Similar allegations have also been made against her sister-in-law (and Wawan’s wife) Airin Rachmi Diany, who is also Mayor of Tangerang Selatan, Jakarta’s equivalent of our Subang Jaya. If proven, more of her family members could end up caught in the KPK’s dragnet.

So, could these corruption scandals undermine the “banyan tree” party’s growing popularity nationwide?

First, Golkar has been enjoying a boost in their ratings, reaching 17% in recent surveys – a level of support that eclipses the Democrats and at times even matches Ibu Megawati’s PDIP.

Second, Golkar has an institutional advantage over the Democrats. Formed during the Suharto era, the party has established deep cultural roots in the community, especially outside Java.

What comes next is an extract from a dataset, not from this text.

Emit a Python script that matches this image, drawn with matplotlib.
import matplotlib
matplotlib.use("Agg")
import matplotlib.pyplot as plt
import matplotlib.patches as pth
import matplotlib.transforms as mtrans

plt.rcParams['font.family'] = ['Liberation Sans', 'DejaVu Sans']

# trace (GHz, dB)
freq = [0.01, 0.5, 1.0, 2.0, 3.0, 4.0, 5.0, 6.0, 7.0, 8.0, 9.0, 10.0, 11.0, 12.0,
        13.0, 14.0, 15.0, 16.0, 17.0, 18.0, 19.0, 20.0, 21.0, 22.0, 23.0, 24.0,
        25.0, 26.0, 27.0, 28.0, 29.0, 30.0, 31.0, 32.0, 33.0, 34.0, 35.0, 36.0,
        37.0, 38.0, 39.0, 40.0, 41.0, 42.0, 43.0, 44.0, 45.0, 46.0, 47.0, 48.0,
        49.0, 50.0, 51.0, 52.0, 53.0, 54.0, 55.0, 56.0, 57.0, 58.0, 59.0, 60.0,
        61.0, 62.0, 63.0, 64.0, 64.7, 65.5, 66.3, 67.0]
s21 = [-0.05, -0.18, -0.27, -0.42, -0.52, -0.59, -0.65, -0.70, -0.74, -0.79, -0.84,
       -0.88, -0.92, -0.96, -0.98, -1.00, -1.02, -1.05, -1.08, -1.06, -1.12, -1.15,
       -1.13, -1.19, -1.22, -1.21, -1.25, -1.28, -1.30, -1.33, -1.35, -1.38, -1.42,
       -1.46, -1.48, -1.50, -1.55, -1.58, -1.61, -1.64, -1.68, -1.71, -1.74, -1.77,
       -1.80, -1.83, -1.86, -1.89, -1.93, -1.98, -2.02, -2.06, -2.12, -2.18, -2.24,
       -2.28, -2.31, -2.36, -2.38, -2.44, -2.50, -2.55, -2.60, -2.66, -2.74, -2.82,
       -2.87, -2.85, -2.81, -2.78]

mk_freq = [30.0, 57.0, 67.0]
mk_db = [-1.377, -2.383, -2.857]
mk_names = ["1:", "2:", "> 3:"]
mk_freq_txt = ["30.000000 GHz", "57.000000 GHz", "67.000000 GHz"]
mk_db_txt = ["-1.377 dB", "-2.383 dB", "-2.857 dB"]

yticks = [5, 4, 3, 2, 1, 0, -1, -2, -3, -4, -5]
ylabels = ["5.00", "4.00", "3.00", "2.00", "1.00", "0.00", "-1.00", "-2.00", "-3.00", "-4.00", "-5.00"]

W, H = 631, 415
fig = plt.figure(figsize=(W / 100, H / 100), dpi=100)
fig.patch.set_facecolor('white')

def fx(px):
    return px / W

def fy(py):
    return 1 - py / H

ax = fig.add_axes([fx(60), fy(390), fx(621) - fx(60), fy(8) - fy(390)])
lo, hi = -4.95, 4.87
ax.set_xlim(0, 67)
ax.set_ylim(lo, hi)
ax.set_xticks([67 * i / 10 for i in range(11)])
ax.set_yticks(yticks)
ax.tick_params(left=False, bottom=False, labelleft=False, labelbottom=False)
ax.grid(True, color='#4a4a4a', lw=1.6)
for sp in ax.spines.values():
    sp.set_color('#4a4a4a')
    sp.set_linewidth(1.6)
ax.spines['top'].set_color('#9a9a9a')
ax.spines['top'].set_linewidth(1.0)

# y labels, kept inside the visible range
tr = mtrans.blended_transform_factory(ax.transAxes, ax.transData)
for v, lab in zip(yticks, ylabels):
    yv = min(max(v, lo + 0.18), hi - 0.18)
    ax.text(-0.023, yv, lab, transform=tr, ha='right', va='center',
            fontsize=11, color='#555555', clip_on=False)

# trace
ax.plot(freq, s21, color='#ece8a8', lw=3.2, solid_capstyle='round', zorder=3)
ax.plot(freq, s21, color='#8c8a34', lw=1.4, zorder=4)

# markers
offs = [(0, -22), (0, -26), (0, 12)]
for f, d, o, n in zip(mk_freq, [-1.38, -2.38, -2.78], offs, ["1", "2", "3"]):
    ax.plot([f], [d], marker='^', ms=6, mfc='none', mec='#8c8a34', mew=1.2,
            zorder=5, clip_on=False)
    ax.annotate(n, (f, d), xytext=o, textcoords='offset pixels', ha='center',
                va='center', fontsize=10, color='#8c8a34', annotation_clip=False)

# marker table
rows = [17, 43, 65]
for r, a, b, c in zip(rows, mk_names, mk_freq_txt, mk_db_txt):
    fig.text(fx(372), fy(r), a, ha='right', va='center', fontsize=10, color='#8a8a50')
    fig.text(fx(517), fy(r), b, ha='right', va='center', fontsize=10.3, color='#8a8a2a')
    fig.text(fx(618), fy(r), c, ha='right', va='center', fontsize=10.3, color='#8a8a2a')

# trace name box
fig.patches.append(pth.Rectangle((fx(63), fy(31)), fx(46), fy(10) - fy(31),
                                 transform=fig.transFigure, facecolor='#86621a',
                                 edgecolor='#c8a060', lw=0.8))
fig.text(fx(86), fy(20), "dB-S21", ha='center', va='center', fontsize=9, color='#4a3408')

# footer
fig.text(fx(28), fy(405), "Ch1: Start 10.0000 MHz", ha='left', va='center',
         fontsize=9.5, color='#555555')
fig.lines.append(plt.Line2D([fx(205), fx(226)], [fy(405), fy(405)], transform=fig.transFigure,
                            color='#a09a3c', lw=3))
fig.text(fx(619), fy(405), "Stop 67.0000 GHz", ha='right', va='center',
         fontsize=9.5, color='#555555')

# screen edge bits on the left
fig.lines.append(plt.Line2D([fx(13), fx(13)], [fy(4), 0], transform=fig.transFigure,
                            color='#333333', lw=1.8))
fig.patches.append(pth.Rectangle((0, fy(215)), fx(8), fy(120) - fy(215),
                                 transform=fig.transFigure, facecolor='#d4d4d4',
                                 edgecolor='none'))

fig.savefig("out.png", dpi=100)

Third – unlike the Democrats – and this is a very important distinction – Golkar has rarely campaigned on a platform of “clean government” – hence they will probably be able to avoid charges of hypocrisy now that the spate of scandals has been exposed in Banten. At the same time, the party has long traded on its ability to bring development and prosperity to the provinces.

Fourth, Golkar isn’t dependant on any one figure. Former leaders such as Jusuf Kalla, Wiranto and Surya Paloh have all left its mainstream without shaking the party’s core viability and popularity. In essence, Golkar leaders will come and go and Atut, arguably, is no exception.

So whilst the setback in Banten could dent the party’s electability in Java, it’s unlikely that this trend would be duplicated beyond Java.

Once again, it’s worth noting the KPK’s extraordinary independence and integrity – something that we in Malaysia would be well advised to learn from.

With 2014 just around the corner, Indonesia-watchers should sit back, relax and enjoy the show: there are going to be a lot more surprises to follow.